Data block

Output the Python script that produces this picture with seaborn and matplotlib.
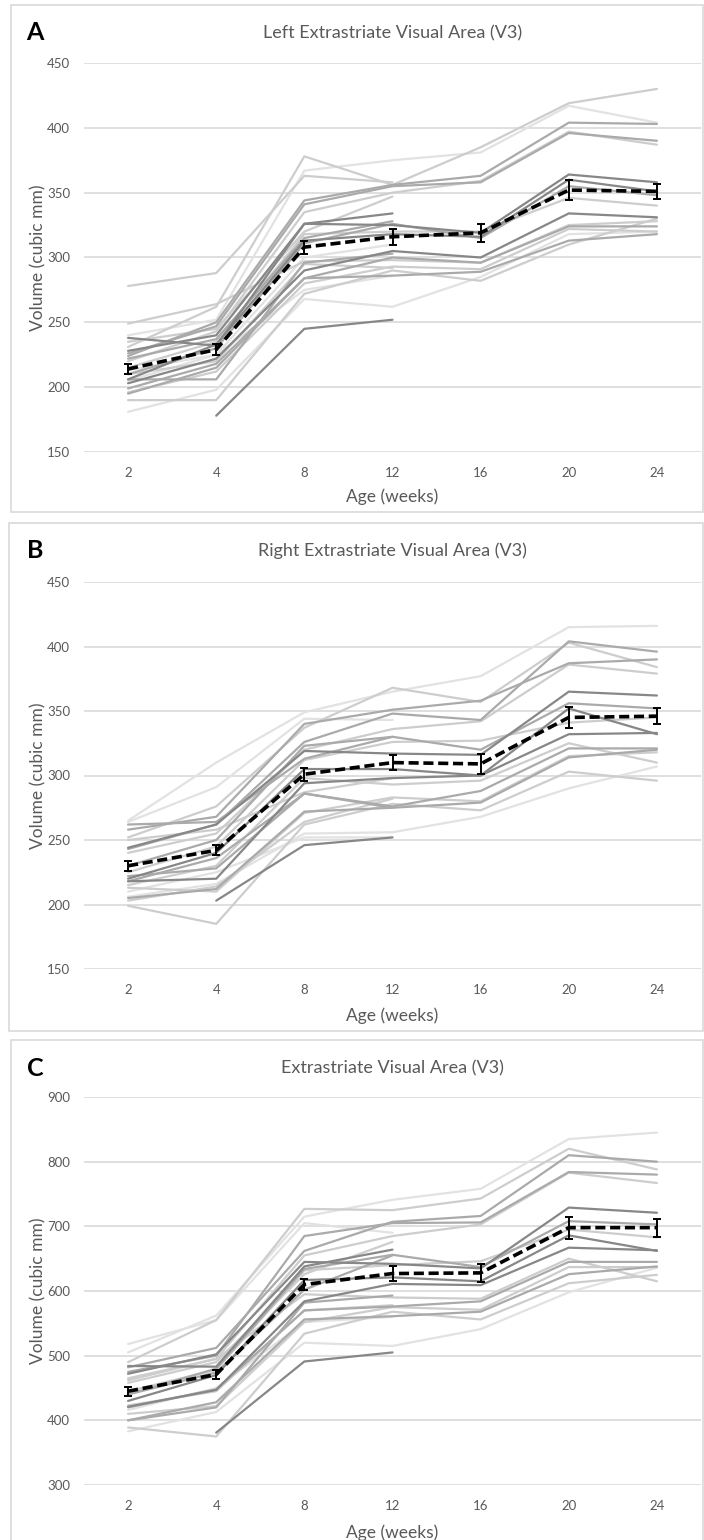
import numpy as np
import pandas as pd
import matplotlib
matplotlib.use("Agg")
import matplotlib.pyplot as plt
from matplotlib.patches import Rectangle
import seaborn as sns

# ---------------------------------------------------------------- data
AGES = ["2", "4", "8", "12", "16", "20", "24"]
N = None

# Left V3: one row per animal, volumes at each age (None = not scanned)
LEFT_V3 = [
    [240, 252, 367, 375, 381, 417, 404],
    [231, 262, 378, 356, 385, 419, 430],
    [224, 250, 344, 356, 363, 404, 403],
    [226, 247, 341, 355, 358, 396, 390],
    [220, 243, 335, 350, 359, 397, 387],
    [228, 240, 326, 325, 319, 364, 358],
    [206, 233, 313, 318, 316, 360, 351],
    [210, 230, 311, 326, 315, 355, 348],
    [215, 235, 318, 320, 320, 346, 340],
    [203, 222, 290, 305, 300, 334, 331],
    [199, 218, 284, 300, 296, 324, 324],
    [196, 212, 280, 293, 291, 322, 320],
    [195, 215, 284, 286, 289, 313, 318],
    [190, 190, 272, 290, 282, 310, 330],
    [181, 198, 268, 262, 285, 318, 320],
    [249, 264, 297, 298, 296, 325, 328],
    [N, 178, 245, 252, N, N, N],
    [278, 288, 363, 358, N, N, N],
    [238, 232, 326, 334, N, N, N],
    [222, 237, 315, 328, N, N, N],
    [235, 245, 320, 347, N, N, N],
    [205, 225, 300, 310, N, N, N],
    [206, 206, 296, 303, N, N, N],
    [210, 220, 295, 292, N, N, N],
    [213, 225, 275, 286, N, N, N],
]
LEFT_SHADES = ["vl", "l", "m", "m", "l", "d", "d", "m", "l", "d", "m", "l", "m",
               "l", "vl", "l", "d", "l", "d", "m", "l", "vl", "m", "l", "vl"]
LEFT_MEAN = [214, 229, 308, 316, 319, 352, 351]
LEFT_SEM = [4, 4, 5, 6, 7, 8, 6]

# Right V3
RIGHT_V3 = [
    [265, 310, 349, 365, 377, 415, 416],
    [258, 268, 340, 351, 358, 387, 390],
    [243, 262, 326, 348, 343, 404, 396],
    [252, 276, 337, 368, 357, 403, 384],
    [240, 255, 320, 336, 342, 386, 379],
    [244, 262, 319, 317, 316, 365, 362],
    [230, 250, 323, 330, 320, 356, 352],
    [220, 240, 305, 305, 300, 352, 332],
    [225, 245, 312, 326, 327, 341, 345],
    [218, 220, 294, 298, 300, 332, 333],
    [222, 228, 286, 276, 288, 321, 321],
    [213, 210, 271, 283, 280, 315, 318],
    [205, 212, 272, 275, 279, 314, 320],
    [199, 185, 262, 278, 273, 303, 296],
    [206, 216, 255, 256, 268, 290, 307],
    [215, 230, 298, 293, 296, 325, 310],
    [N, 203, 246, 252, N, N, N],
    [264, 291, 344, 343, N, N, N],
    [262, 264, 313, 330, N, N, N],
    [250, 258, 287, 298, N, N, N],
    [218, 236, 286, 275, N, N, N],
    [210, 225, 252, 252, N, N, N],
    [203, 214, 264, 282, N, N, N],
]
RIGHT_SHADES = ["vl", "m", "m", "l", "l", "d", "m", "d", "l", "d", "m", "l", "m",
                "l", "vl", "l", "d", "vl", "m", "l", "m", "vl", "l"]
RIGHT_MEAN = [230, 242, 301, 310, 309, 345, 346]
RIGHT_SEM = [4, 4, 5, 6, 8, 8, 6]

# Total V3 (left + right)
TOTAL_V3 = [
    [505, 562, 715, 741, 758, 835, 845],
    [490, 555, 727, 725, 743, 820, 788],
    [482, 512, 662, 707, 716, 810, 800],
    [475, 500, 685, 705, 706, 784, 780],
    [465, 495, 655, 685, 703, 783, 767],
    [472, 502, 645, 642, 635, 729, 721],
    [440, 480, 634, 656, 637, 708, 703],
    [430, 470, 617, 621, 615, 686, 662],
    [445, 478, 632, 640, 646, 695, 683],
    [421, 447, 584, 611, 609, 667, 663],
    [420, 448, 570, 576, 584, 645, 645],
    [410, 422, 552, 575, 571, 637, 637],
    [400, 428, 556, 561, 568, 626, 638],
    [389, 375, 534, 568, 556, 612, 625],
    [383, 413, 520, 515, 541, 598, 636],
    [462, 495, 595, 590, 588, 650, 615],
    [N, 381, 491, 505, N, N, N],
    [518, 555, 705, 690, N, N, N],
    [484, 483, 638, 664, N, N, N],
    [440, 474, 602, 655, N, N, N],
    [458, 490, 626, 676, N, N, N],
    [416, 450, 552, 560, N, N, N],
    [400, 420, 582, 593, N, N, N],
    [423, 445, 570, 578, N, N, N],
]
TOTAL_SHADES = ["vl", "l", "m", "m", "l", "d", "m", "d", "l", "d", "m", "l", "m",
                "l", "vl", "l", "d", "vl", "d", "m", "l", "vl", "m", "l"]
TOTAL_MEAN = [445, 471, 610, 627, 628, 698, 698]
TOTAL_SEM = [7, 7, 9, 12, 14, 17, 14]

PANELS = [
    ("A", "Left Extrastriate Visual Area (V3)", LEFT_V3, LEFT_SHADES, LEFT_MEAN, LEFT_SEM, (150, 450), 50),
    ("B", "Right Extrastriate Visual Area (V3)", RIGHT_V3, RIGHT_SHADES, RIGHT_MEAN, RIGHT_SEM, (150, 450), 50),
    ("C", "Extrastriate Visual Area (V3)", TOTAL_V3, TOTAL_SHADES, TOTAL_MEAN, TOTAL_SEM, (300, 900), 100),
]

# ---------------------------------------------------------------- style
sns.set_style("white")
plt.rcParams["font.family"] = ["Lato", "DejaVu Sans"]
TEXT = "#595959"
GRID = "#d9d9d9"
SHADE = {"d": "#878787", "m": "#aaaaaa", "l": "#cdcdcd", "vl": "#e2e2e2"}

W, H = 704, 1540
fig = plt.figure(figsize=(W / 100, H / 100), dpi=100)

# pixel layout of each panel: (box top, box bottom, box left, axes top, axes bottom)
LAYOUT = [(5, 512, 11, 63, 452), (523, 1031, 9, 582, 969), (1040, 1548, 11, 1097, 1485)]
AX_LEFT, AX_RIGHT = 84, 701

for (letter, title, rows, shades, mean, sem, ylim, step), (btop, bbot, bleft, atop, abot) in zip(PANELS, LAYOUT):
    # light frame around the panel
    fig.patches.append(Rectangle((bleft / W, 1 - bbot / H), (703 - bleft) / W, (bbot - btop) / H,
                                 transform=fig.transFigure, fill=False, edgecolor=GRID, lw=1.2))
    ax = fig.add_axes([AX_LEFT / W, 1 - abot / H, (AX_RIGHT - AX_LEFT) / W, (abot - atop) / H])

    long = pd.DataFrame(
        [(i, j, v, shades[i]) for i, r in enumerate(rows) for j, v in enumerate(r) if v is not None],
        columns=["animal", "pos", "volume", "shade"],
    )
    # draw lighter animals first so darker ones sit on top
    order = {"vl": 0, "l": 1, "m": 2, "d": 3}
    for animal in sorted(long["animal"].unique(), key=lambda a: order[shades[a]]):
        sub = long[long["animal"] == animal]
        sns.lineplot(data=sub, x="pos", y="volume", color=SHADE[shades[animal]],
                     lw=1.6, ax=ax, legend=False, zorder=2)

    pos = np.arange(len(AGES))
    sns.lineplot(x=pos, y=mean, color="black", lw=2.6, linestyle=(0, (2.8, 1.3)),
                 ax=ax, legend=False, zorder=5)
    ax.errorbar(pos, mean, yerr=sem, fmt="none", ecolor="black", elinewidth=1.4,
                capsize=2.6, capthick=1.4, zorder=6)

    ax.set_xlim(-0.5, len(AGES) - 0.5)
    ax.set_ylim(*ylim)
    ax.set_xticks(pos)
    ax.set_xticklabels(AGES)
    ax.set_yticks(np.arange(ylim[0], ylim[1] + 1, step))
    ax.yaxis.grid(True, color=GRID, lw=1.2)
    ax.xaxis.grid(False)
    ax.set_axisbelow(True)
    for s in ax.spines.values():
        s.set_visible(False)
    ax.tick_params(axis="both", length=0, labelsize=9.5, labelcolor=TEXT)
    ax.tick_params(axis="x", pad=11)
    ax.tick_params(axis="y", pad=10)

    ax.set_xlabel("Age (weeks)", fontsize=12.5, color=TEXT)
    ax.xaxis.set_label_coords(0.5, -(bbot - 15 - abot) / (abot - atop))
    ax.xaxis.label.set_va("center")
    ax.set_ylabel("Volume (cubic mm)", fontsize=12.5, color=TEXT)
    ax.yaxis.set_label_coords(-(AX_LEFT - 38) / (AX_RIGHT - AX_LEFT), 0.5)
    ax.yaxis.label.set_va("center")

    fig.text((AX_LEFT + AX_RIGHT) / 2 / W, 1 - (btop + 28) / H, title, ha="center", va="center",
             fontsize=13, color=TEXT)
    fig.text(35 / W, 1 - (btop + 28) / H, letter, ha="center", va="center",
             fontsize=18, fontweight="bold", color="black")

fig.savefig("out.png", dpi=100)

Exercise prompt
Restate each line from the start of the listing through the line bearing "import seaborn as sns" word for word. Drop the pictures.

Problem solution
Output the Python script that produces this picture with seaborn and matplotlib.
import numpy as np
import pandas as pd
import matplotlib
matplotlib.use("Agg")
import matplotlib.pyplot as plt
from matplotlib.patches import Rectangle
import seaborn as sns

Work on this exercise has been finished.